Was als Belustigung der Massen und Kick für Lily gedacht war, gerät aus dem Ruder. Schauspieler, die Zombies darstellen verfolgen sie durch die Kulissen, ja, einer der beiden wandelnden Untoten beißt sie gar. Das geht nun aber wirklich zu weit, entrüstet eilt sie nach Hause.

Am nächsten Tag bekommt sie Fieber, Übelkeitsschübe, und Durchfall, kurz darauf ist sie kein Mensch mehr.

Zur gleichen Zeit wird dem nach Hause gereisten Gottlieb das Testament seines despotischen Vaters eröffnet. Während die restliche Familie mit Millionen bedacht wird, darf er ein ganz anderes Erbe der Familiendynastie antreten – er soll künftig die Jagd auf Zombies koordinieren und anleiten.

Dass sich unsere Beiden so ungleichen Freunde und der mysteriöse Viktor wieder begegnen, und wie dies alles in einem fulminanten Showdown endet, das, liebe Leser, dürfen Sie selbst im Buch nachlesen.

Nachdem Plischke das etwas einförmige Fantasy-Genre mit seinen bislang zwei Bänden um die „Zerrissenen Reiche“ aufgemischt hat, danach dann in einem Thriller von übersinnlich begabten Kindern erzählte, darf er sich dieses Mal einem Thema widmen, das mir persönlich eigentlich nie viel gegeben hat.

Zombies, bei diesem Begriff tauchen vor meinem inneren Auge sofort Bilder von unappetitlichen Leichen auf, die sich mühsam schwankend durch nächtliche Straßen einer amerikanischen Kleinstadt schieben. Klar, werden Sie sagen, selber schuld, wenn man zu viele miese B-Movies angeschaut hat.
Dennoch, anders als die übliche Urban-Fantasy-Sagen um Vampire, Werwesen und Hexer umgibt die menschenfressenden Toten kein besonderer Nimbus. Zu widerlich ist der Gedanke, was die Natur mit den Verblichenen anstellt, gar nicht zu reden vom Tabuthema Kannibalismus.

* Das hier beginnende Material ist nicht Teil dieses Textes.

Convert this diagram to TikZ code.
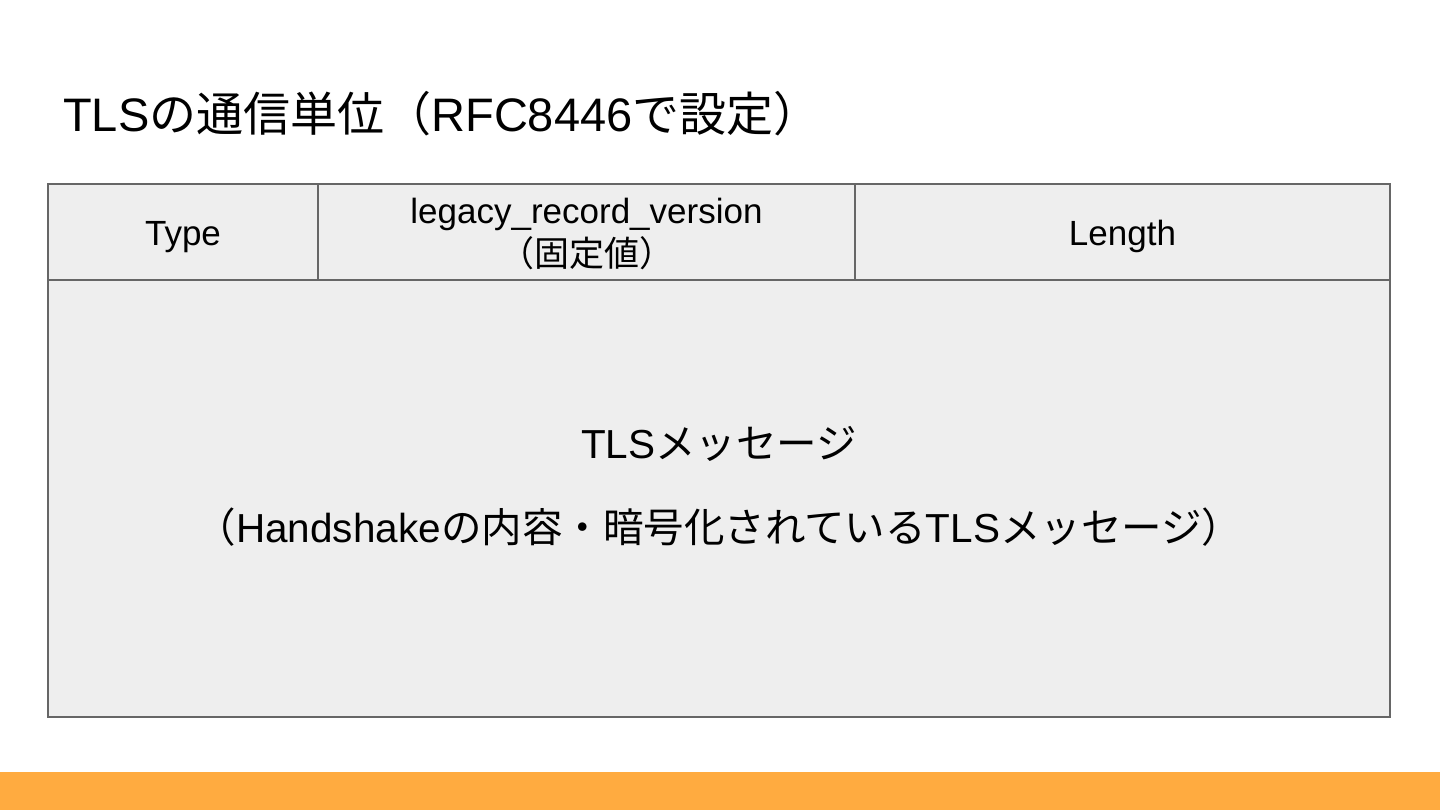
\documentclass[tikz,border=0pt]{standalone}
\usepackage{fontspec}
\setmainfont{Liberation Sans}
\newfontfamily\jp{Noto Sans CJK JP}
\definecolor{barorange}{RGB}{255,171,64}
\definecolor{cellfill}{RGB}{238,238,238}
\definecolor{cellline}{RGB}{102,102,102}
\tikzset{
  cell/.style={draw=cellline, line width=1.5pt, fill=cellfill, inner sep=0pt, outer sep=0pt,
    anchor=north west, align=center, text=black},
  headtext/.style={font=\fontsize{35}{43}\selectfont},
  oneline/.style={text height=35pt, text depth=7pt},
  bodytext/.style={font=\fontsize{40.5}{48}\selectfont, inner sep=0pt, anchor=base},
}
\begin{document}
\begin{tikzpicture}[x=1pt,y=-1pt]
\useasboundingbox (0,0) rectangle (1440,810);
\fill[barorange] (0,772) rectangle (1440,810);
\node[anchor=base west, inner sep=0pt, font=\fontsize{47}{56}\selectfont] (title) at (63,132)
  {TLS{\jp の通信単位（}RFC8446{\jp で設定）}};
\node[cell, minimum width=1342pt, minimum height=437pt] (body) at (48,280) {};
\node[bodytext] (bodyline1) at (719,458) {TLS{\jp メッセージ}};
\node[bodytext] (bodyline2) at (719,542)
  {{\jp （}Handshake{\jp の内容・暗号化されている}TLS{\jp メッセージ）}};
\node[cell, headtext, oneline, minimum width=270pt, minimum height=96pt] (type) at (48,184) {Type};
\node[cell, minimum width=537pt, minimum height=96pt] (ver) at (318,184) {};
\node[headtext, align=center, inner sep=0pt, yshift=-2pt] (verlabel) at (ver.center)
  {legacy\_record\_version\\{\jp （固定値）}};
\node[cell, headtext, oneline, minimum width=535pt, minimum height=96pt] (len) at (855,184) {Length};
\end{tikzpicture}
\end{document}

Thomas Plischke geht das Topic ein wenig anders an. Zum einen hat er sein Buch in drei, auch stilistisch unterschiedliche, Abschnitte unterteilt. Der erste erzählt aus der Sicht von Lily, von der Zombiewerdung der jungen Frau.
Bleibt der Autor hier weitgehend dem Gewohnten verhaftet, um nicht zu sagen, dass die Handlung und die Charaktere auf den ersten Blick ein wenig schablonenhaft agieren, lockert er dies durch immer wieder eingeschobene Interviews von Lily mit Zeugen wandelnder Toter auf.

Diese Interviews alleine sind den Preis des Buches wert. In diesen kurzen Dialogen stecken Geschichten und Ideen, die mich an die Seiten gebannt haben, die aber gleichzeitig auch die Grenzen der Rahmenstory noch deutlicher zu Tage treten ließen.

Im zweiten Teil, der sich auf Gottlieb und seinen Familienaufgabe konzentriert, warten weitere, zum Teil skurrile Ideen auf den Leser.
Den vorläufigen Abschluss bildet dann ein fulminantes Finale, das in seiner Ausgestaltung an beste cineastische Blockbuster erinnert.